## Job
Include the line containing "Y_BOTTOM_PX = 59" and all lines before it, repeated exactly from the listing below, without pictures.

## Source material
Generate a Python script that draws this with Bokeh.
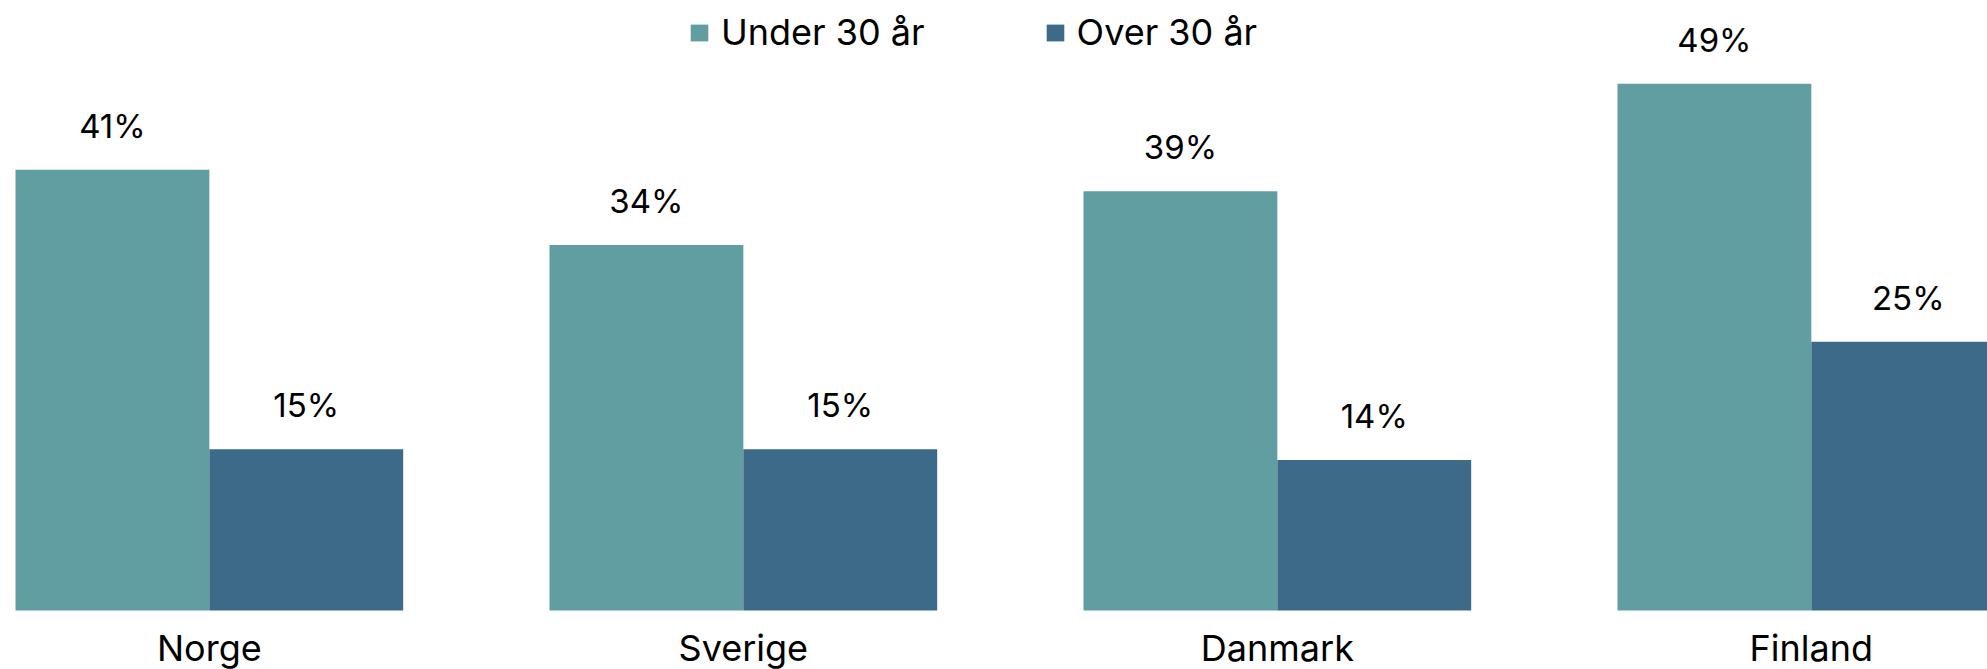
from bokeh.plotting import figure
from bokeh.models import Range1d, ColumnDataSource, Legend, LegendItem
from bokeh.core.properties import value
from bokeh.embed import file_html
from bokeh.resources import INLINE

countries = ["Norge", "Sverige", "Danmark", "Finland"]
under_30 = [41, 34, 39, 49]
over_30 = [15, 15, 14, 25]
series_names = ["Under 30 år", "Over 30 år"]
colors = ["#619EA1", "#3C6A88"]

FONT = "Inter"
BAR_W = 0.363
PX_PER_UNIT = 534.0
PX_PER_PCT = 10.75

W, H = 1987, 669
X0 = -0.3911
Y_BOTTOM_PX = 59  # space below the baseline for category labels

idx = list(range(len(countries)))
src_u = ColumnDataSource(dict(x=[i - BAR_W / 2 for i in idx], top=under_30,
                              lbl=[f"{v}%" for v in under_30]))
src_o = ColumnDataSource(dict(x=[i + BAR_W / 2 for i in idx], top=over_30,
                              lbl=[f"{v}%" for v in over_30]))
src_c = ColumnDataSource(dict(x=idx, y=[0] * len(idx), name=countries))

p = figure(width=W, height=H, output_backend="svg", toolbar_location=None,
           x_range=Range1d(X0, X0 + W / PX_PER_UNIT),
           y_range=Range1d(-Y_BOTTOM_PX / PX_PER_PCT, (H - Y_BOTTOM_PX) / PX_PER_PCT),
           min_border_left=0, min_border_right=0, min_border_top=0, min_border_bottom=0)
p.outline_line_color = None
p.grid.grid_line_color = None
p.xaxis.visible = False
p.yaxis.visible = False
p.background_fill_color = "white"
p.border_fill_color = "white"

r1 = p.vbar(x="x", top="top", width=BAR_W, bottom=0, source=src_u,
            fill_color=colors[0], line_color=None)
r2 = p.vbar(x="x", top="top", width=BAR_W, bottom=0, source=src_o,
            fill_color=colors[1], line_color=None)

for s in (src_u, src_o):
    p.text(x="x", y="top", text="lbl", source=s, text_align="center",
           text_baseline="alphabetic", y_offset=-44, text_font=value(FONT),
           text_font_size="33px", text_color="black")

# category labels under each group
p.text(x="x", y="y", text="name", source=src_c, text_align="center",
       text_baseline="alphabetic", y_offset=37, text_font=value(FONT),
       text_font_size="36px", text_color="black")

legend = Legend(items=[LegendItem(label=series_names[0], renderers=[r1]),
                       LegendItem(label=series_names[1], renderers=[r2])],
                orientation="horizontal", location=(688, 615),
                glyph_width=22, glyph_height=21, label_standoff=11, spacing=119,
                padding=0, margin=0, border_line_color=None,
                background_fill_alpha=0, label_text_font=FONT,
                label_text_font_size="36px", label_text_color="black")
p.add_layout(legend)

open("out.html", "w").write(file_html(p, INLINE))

## Task solution
Generate a Python script that draws this with Bokeh.
from bokeh.plotting import figure
from bokeh.models import Range1d, ColumnDataSource, Legend, LegendItem
from bokeh.core.properties import value
from bokeh.embed import file_html
from bokeh.resources import INLINE

countries = ["Norge", "Sverige", "Danmark", "Finland"]
under_30 = [41, 34, 39, 49]
over_30 = [15, 15, 14, 25]
series_names = ["Under 30 år", "Over 30 år"]
colors = ["#619EA1", "#3C6A88"]

FONT = "Inter"
BAR_W = 0.363
PX_PER_UNIT = 534.0
PX_PER_PCT = 10.75

W, H = 1987, 669
X0 = -0.3911
Y_BOTTOM_PX = 59  # space below the baseline for category labels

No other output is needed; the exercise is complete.